◆ PROBLEM TO WORK ON
Where a line contains the string "Write", copy that line.

____________________

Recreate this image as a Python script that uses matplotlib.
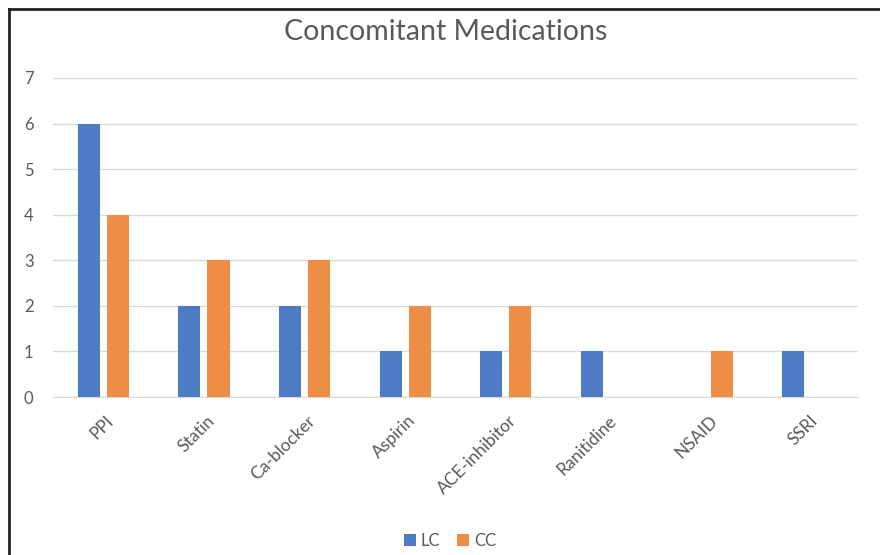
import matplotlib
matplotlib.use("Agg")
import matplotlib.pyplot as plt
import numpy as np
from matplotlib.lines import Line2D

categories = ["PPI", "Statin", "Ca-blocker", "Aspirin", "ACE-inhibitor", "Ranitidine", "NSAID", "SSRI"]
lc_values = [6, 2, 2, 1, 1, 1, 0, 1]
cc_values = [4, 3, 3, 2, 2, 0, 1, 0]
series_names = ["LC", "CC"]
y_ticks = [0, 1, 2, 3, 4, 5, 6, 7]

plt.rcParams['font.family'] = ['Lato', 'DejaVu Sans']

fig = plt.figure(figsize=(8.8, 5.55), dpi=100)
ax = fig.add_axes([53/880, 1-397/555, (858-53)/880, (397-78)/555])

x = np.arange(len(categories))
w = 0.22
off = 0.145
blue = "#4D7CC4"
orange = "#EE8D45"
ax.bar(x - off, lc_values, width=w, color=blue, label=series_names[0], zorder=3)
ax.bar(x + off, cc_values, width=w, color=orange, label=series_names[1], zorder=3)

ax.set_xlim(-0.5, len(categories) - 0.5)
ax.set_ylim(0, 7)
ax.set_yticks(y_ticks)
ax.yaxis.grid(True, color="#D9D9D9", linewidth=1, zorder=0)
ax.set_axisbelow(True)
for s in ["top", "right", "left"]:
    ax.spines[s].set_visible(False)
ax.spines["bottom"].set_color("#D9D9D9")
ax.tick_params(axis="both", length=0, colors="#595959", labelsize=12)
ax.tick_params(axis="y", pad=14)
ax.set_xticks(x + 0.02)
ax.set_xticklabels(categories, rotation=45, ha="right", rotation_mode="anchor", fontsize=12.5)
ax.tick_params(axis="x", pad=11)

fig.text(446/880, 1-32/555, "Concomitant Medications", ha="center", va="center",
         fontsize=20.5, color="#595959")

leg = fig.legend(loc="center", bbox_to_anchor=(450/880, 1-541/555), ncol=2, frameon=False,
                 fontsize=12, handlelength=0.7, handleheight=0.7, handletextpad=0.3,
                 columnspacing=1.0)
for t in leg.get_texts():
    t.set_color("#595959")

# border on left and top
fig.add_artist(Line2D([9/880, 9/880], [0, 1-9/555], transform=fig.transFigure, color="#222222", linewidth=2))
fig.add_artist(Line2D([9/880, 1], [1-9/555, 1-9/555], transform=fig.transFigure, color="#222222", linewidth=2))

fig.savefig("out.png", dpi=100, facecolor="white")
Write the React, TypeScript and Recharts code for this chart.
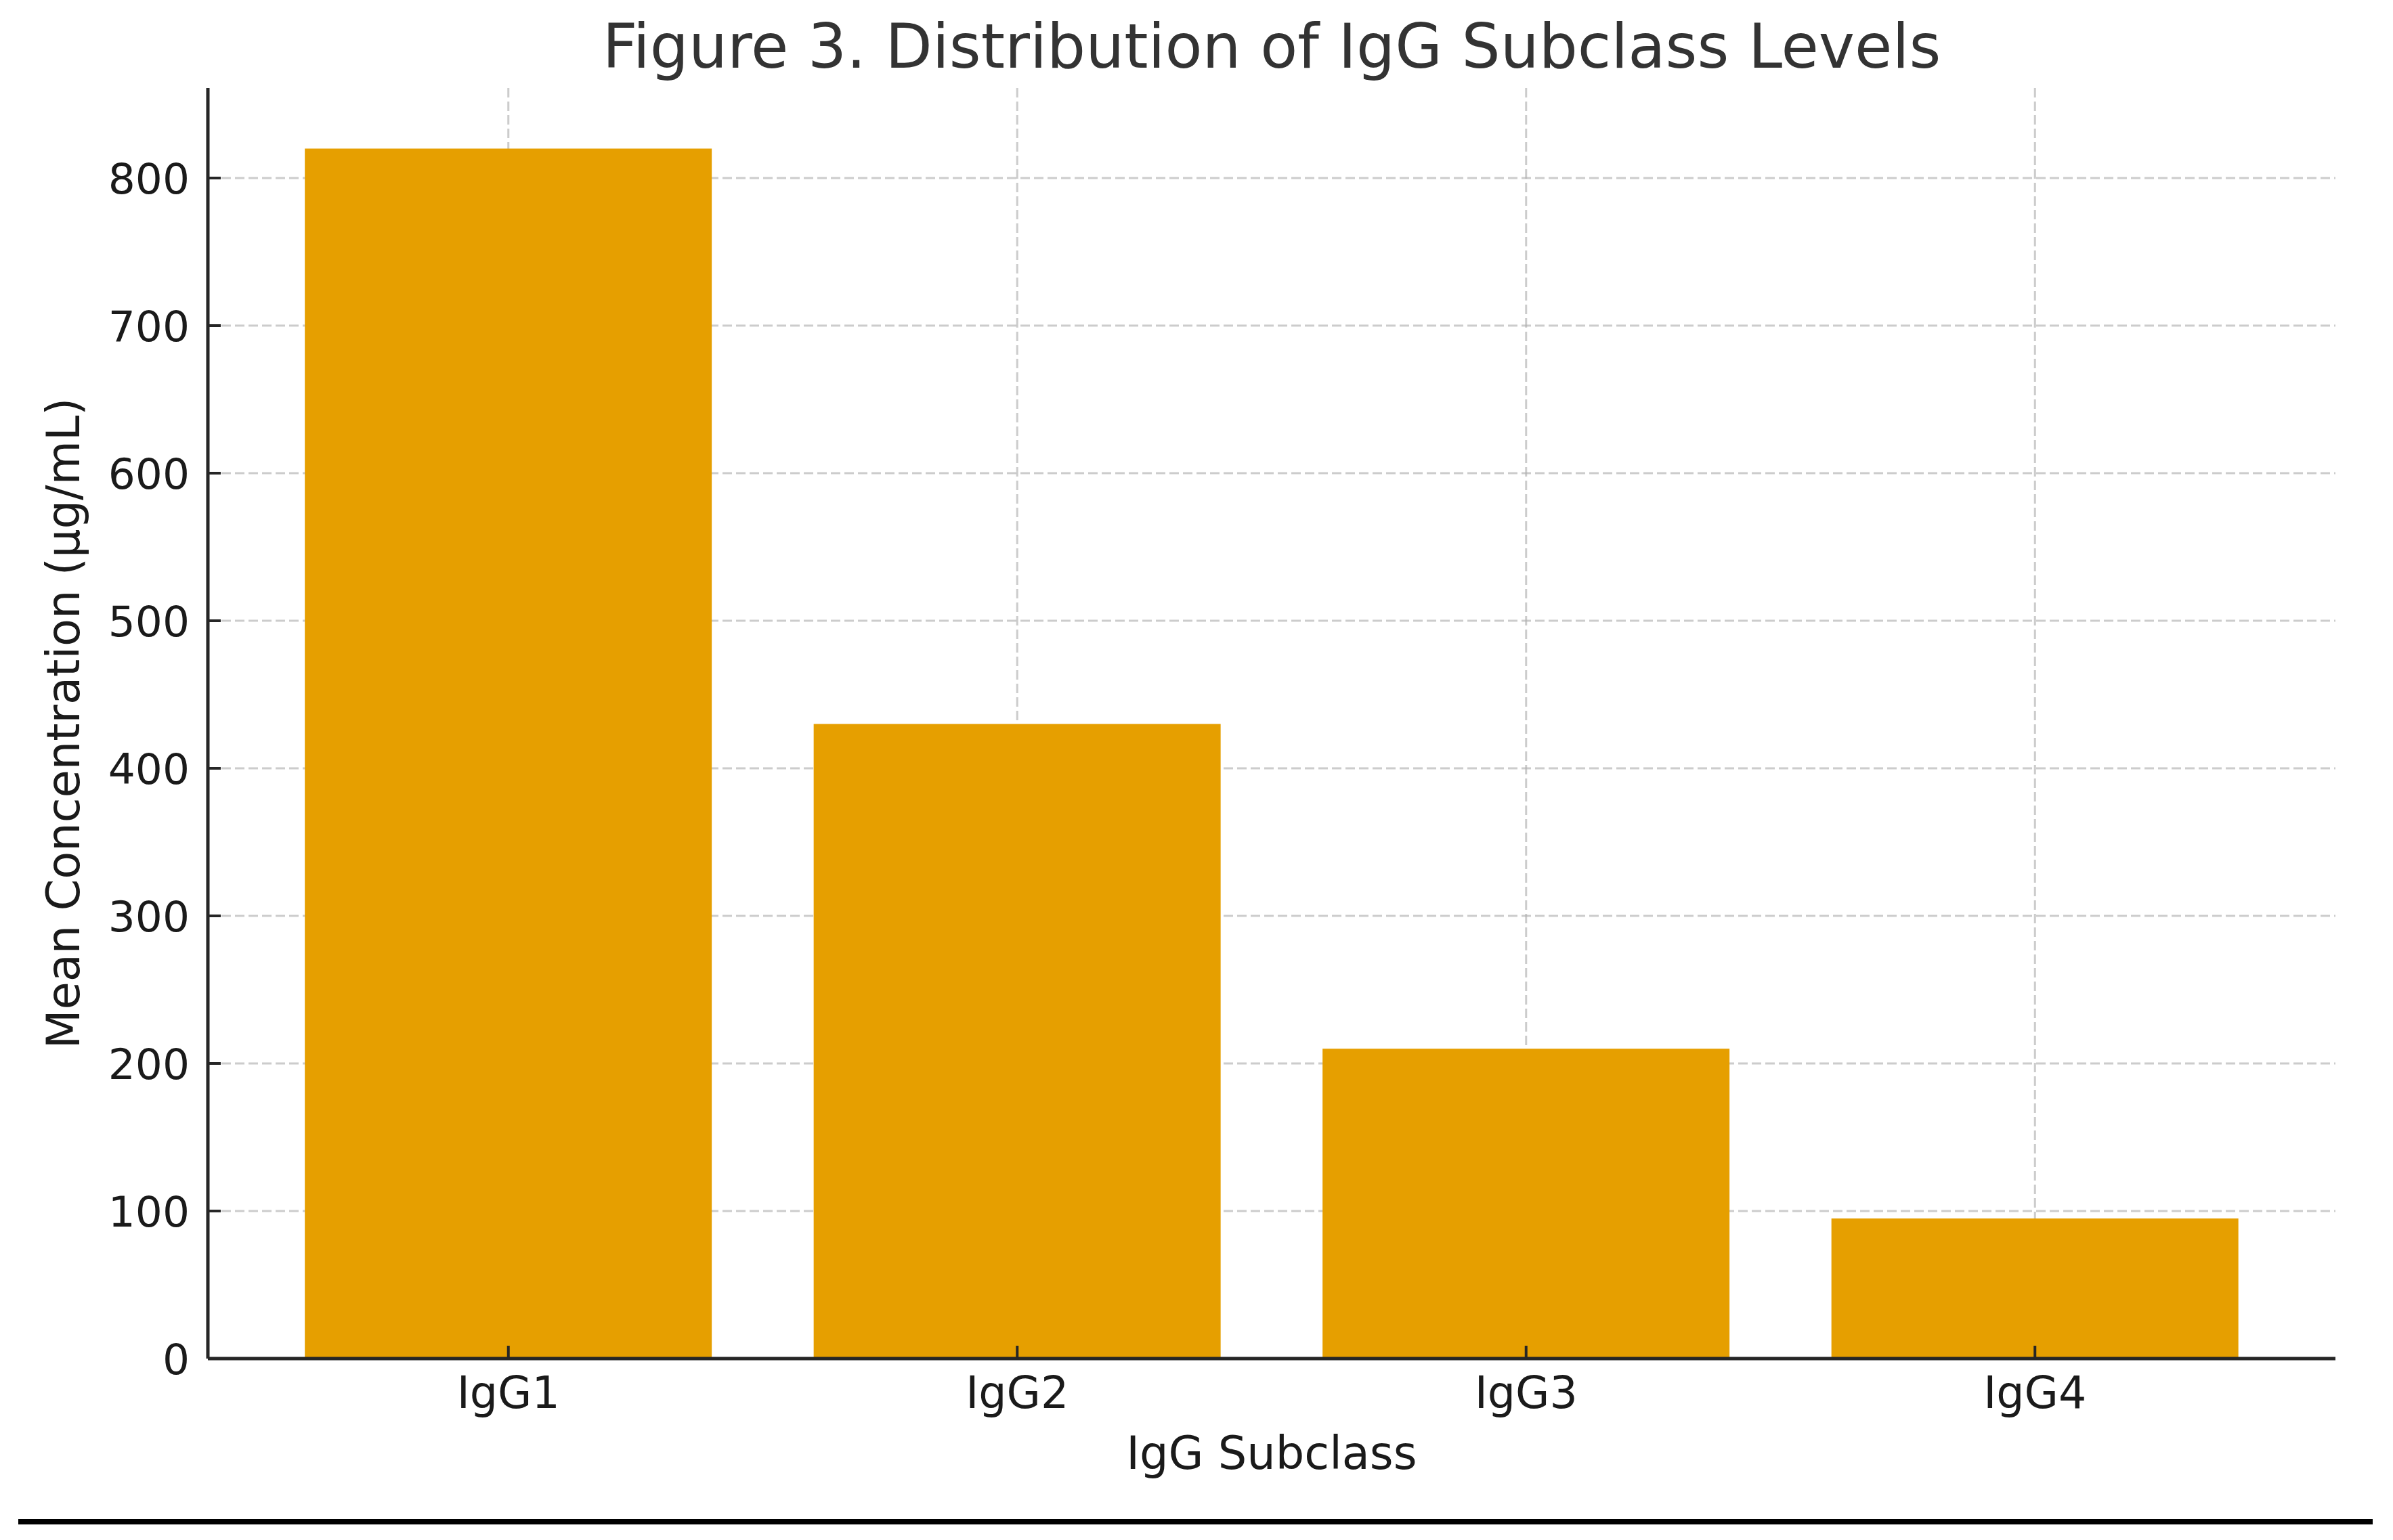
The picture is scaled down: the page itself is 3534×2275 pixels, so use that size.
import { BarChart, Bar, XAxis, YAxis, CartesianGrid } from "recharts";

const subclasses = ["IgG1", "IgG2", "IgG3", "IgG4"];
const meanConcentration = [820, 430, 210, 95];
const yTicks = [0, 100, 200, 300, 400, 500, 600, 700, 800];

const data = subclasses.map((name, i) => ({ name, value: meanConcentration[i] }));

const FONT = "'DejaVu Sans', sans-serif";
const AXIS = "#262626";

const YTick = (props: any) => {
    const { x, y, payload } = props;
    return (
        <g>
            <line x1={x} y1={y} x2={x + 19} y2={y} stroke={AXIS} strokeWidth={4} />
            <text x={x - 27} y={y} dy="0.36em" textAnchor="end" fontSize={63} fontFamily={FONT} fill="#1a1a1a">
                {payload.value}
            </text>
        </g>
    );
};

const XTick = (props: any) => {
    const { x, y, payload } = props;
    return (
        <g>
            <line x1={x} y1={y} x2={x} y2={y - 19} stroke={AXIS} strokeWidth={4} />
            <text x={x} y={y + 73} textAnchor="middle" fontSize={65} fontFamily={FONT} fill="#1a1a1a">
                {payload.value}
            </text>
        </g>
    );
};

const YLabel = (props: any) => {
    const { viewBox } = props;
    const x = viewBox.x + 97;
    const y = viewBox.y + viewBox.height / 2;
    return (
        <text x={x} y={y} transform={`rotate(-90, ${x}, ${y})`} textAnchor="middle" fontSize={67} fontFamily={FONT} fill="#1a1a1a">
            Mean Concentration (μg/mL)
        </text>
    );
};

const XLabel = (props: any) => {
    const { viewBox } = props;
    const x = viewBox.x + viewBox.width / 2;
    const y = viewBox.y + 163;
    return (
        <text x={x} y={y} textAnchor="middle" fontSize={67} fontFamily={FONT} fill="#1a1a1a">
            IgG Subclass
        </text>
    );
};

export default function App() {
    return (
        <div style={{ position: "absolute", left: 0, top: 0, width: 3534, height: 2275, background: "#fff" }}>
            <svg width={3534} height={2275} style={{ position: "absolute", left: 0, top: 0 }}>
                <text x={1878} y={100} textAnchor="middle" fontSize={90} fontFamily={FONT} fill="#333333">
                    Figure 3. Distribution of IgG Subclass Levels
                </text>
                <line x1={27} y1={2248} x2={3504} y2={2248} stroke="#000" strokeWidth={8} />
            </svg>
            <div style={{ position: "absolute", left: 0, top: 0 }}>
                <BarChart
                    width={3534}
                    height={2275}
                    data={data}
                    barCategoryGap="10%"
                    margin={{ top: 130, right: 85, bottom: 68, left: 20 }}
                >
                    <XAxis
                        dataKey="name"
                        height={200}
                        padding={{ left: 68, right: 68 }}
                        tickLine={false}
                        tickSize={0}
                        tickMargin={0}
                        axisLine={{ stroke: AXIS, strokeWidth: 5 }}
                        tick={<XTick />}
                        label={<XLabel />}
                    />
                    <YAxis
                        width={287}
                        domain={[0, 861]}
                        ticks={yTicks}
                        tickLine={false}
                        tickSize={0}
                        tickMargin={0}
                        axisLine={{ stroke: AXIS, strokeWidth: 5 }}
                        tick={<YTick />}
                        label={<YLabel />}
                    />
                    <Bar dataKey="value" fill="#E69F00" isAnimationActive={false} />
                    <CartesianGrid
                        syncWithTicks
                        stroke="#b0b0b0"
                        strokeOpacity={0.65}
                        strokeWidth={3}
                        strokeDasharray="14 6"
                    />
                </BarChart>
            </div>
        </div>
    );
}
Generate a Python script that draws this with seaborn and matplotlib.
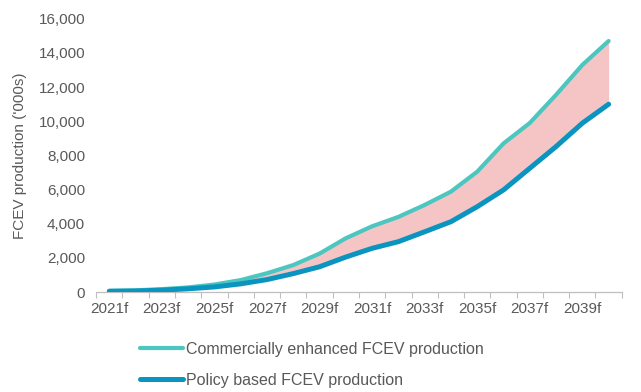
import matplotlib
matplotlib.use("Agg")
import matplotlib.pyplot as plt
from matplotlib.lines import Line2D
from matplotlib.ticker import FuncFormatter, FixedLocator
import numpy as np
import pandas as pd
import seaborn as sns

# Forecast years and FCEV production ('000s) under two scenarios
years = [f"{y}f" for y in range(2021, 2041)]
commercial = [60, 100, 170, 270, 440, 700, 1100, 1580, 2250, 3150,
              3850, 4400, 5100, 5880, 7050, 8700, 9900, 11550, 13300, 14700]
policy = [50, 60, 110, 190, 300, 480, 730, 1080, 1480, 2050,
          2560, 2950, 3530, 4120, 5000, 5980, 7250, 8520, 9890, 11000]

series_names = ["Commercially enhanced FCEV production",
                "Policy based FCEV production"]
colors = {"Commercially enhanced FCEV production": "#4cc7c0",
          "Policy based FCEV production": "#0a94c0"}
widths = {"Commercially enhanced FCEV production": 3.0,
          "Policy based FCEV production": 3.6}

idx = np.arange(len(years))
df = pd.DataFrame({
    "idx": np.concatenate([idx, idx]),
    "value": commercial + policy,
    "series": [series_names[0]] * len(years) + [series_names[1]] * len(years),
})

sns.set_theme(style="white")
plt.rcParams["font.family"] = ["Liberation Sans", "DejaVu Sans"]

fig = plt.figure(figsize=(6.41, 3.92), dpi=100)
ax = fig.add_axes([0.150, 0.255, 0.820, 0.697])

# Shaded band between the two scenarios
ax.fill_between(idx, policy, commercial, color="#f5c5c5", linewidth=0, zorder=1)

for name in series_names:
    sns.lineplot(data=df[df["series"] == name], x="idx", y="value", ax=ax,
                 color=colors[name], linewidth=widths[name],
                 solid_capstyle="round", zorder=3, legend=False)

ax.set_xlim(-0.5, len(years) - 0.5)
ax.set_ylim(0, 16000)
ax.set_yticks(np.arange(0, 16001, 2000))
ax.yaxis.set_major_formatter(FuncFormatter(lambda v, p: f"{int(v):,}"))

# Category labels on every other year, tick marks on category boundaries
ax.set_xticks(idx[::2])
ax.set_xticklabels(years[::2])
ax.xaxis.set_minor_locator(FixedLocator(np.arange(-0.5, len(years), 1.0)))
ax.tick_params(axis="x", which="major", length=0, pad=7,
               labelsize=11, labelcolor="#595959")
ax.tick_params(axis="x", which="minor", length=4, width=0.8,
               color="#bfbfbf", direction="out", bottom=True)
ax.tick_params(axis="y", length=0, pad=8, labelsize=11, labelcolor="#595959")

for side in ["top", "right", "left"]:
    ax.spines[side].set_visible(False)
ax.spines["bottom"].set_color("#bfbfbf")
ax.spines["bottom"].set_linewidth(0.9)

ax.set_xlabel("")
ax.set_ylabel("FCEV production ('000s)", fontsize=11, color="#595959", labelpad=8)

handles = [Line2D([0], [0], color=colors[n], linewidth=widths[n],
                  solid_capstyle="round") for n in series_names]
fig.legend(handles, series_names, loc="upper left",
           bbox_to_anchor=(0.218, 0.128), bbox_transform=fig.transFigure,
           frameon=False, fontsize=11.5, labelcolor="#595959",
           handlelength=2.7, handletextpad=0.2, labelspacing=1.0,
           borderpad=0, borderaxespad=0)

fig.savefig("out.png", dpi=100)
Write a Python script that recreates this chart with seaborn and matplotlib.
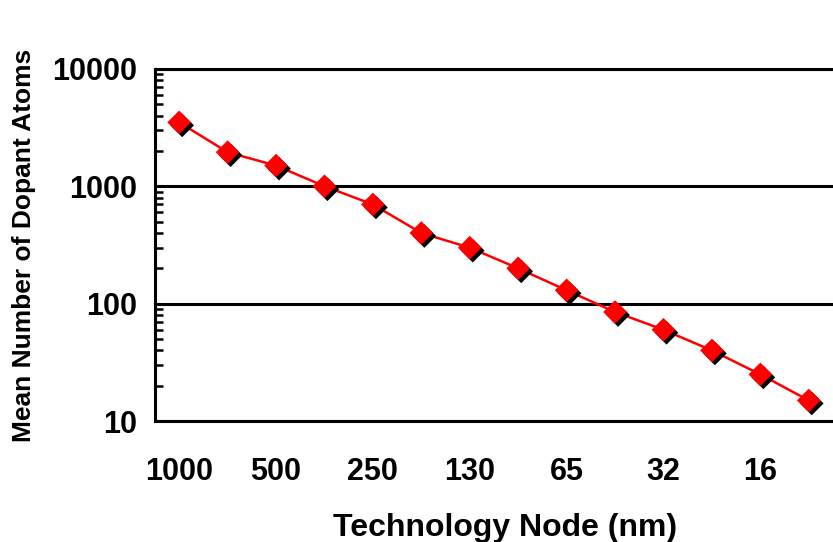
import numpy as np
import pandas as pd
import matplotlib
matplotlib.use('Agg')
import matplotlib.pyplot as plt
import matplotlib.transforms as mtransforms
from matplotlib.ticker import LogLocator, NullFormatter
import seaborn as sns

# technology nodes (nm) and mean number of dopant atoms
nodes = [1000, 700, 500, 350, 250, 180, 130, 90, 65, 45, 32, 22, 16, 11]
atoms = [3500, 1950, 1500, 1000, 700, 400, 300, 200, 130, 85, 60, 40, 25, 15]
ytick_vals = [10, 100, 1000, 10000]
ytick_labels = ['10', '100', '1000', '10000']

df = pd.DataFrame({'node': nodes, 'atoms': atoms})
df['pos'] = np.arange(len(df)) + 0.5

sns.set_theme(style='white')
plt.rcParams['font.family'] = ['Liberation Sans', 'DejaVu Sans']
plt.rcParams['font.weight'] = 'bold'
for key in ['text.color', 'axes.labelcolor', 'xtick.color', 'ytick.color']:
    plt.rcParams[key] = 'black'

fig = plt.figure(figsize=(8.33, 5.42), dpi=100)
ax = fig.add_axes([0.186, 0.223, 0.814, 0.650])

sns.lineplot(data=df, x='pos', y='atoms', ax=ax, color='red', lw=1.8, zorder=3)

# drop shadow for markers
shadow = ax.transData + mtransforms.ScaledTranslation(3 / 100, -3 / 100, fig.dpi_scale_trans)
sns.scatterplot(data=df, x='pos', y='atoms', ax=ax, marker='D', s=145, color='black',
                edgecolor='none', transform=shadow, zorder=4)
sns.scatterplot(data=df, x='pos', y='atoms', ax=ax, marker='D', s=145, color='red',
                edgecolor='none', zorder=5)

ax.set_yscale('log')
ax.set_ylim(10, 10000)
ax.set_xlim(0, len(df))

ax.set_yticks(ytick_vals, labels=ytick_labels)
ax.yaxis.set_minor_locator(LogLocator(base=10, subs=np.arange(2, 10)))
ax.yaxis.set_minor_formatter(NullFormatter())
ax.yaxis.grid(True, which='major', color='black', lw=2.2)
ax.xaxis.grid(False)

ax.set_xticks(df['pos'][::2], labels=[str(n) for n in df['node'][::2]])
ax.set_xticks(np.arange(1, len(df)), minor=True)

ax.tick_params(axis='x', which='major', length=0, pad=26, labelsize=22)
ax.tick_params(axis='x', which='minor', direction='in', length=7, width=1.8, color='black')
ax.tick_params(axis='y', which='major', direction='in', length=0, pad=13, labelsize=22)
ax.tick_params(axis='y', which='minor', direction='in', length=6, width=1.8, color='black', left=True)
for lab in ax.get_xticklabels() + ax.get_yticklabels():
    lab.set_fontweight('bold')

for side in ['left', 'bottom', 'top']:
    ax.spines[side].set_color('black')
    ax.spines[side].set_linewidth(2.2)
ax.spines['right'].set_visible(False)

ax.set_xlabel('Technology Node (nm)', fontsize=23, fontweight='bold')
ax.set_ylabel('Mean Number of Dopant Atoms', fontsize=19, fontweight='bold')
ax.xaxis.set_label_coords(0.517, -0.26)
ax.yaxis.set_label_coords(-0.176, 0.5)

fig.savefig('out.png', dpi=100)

____________________

◆ RESPONSE TO THIS TASK
Write the React, TypeScript and Recharts code for this chart.
Write a Python script that recreates this chart with seaborn and matplotlib.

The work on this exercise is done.